Routine maintenance work turned deadly for Iranian ground engineer Abolfazl Amiri, who was killed after getting himself sucked into the still-running turbine engine of a Boeing aircraft on July 3.

Preliminary reports suggest that Amiri was on duty at the Chabahar Konark airport in Iran’s south, near the Pakistani border by the Gulf of Oman.

The commercial jet had arrived at Chabahar Konark from Tehran earlier in the day at about 7:15 AM.

Following this, as part of regular aircraft assessment, the right engine on the Boeing 737-500 jet was
turned on to check if it was operating at optimal levels. The protective covers over turbines were
removed, and the stationary plane revved up its engine.

Amiri, who had previously been working on that section of the aircraft, realised that he had left a tool
near the engine, and returned to retrieve it. However, the spinning turbine’s pull immediately overpowered the mechanic, sucking him inside the engine.
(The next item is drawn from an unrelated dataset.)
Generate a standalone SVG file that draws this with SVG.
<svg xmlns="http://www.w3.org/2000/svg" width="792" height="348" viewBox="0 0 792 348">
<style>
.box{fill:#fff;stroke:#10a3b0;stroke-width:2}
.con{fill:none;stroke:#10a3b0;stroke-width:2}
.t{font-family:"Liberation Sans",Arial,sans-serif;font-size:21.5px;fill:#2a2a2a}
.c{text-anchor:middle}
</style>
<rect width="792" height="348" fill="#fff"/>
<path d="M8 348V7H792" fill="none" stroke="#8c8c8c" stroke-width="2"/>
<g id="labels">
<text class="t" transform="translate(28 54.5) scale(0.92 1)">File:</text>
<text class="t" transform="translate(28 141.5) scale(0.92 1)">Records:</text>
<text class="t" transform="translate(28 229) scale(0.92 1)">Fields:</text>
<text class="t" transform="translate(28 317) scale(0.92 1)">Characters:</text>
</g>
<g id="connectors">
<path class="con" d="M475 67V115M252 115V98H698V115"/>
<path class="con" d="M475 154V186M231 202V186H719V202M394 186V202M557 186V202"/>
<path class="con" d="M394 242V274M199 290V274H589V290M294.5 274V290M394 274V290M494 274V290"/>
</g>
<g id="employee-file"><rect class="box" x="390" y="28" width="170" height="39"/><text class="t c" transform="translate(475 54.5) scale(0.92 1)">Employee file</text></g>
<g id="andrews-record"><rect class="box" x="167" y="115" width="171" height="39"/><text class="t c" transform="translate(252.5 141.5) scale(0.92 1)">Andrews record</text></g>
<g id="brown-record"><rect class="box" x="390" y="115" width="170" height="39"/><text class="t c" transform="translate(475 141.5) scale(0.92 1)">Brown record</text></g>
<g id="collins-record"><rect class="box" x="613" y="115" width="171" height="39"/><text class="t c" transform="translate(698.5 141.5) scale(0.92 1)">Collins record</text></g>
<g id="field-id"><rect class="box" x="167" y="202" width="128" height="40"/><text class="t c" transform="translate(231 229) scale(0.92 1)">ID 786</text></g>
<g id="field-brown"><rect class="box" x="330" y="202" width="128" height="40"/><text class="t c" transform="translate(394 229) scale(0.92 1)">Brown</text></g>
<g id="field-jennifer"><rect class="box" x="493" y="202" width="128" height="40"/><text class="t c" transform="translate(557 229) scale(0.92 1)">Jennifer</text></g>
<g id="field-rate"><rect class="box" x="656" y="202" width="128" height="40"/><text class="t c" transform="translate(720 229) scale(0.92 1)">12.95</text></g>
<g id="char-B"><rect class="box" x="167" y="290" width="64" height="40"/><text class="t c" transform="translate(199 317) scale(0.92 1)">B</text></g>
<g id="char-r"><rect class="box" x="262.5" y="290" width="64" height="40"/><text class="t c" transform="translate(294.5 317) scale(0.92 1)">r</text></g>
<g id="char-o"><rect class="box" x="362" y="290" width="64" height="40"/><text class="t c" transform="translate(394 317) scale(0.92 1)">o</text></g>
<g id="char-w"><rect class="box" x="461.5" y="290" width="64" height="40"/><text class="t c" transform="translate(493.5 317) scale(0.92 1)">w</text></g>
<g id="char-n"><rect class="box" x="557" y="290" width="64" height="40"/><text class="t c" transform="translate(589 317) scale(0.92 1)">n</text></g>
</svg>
When jet turbines are tested on the ground, a small safety/exclusion zone is mandated as proper protocol, to prevent such accidents as the one that befell the Iranian technician. Reports indicate that such a zone was established, but Amiri was able to get past it anyway.

Boeing 737 engines are capable of up to 15,000 rotations per minute (RPM). It is this power which
enables these aircraft to fly at rates more than 800 miles per hour. Against such inhuman forces,
Abolfazl Amiri stood no chance, with his body being chopped up by the spinning turbine.

Amiri’s corpse would also cause additional hazards, with the engine subsequently catching fire, the
flames threatening to spread to other parts of the plane. The quick arrival and actions of the
fire brigade would help avert any further catastrophe, with Amiri’s remains then being removed.

The Boeing 737-500 in question is part of Iran’s Varesh domestic airline. The aircraft has been grounded
for damage assessment and repairs, and Iran’s aviation authority has announced that it has commenced
an immediate investigation into the matter.

The Iranian aviation authority has promised to release further information once it becomes available.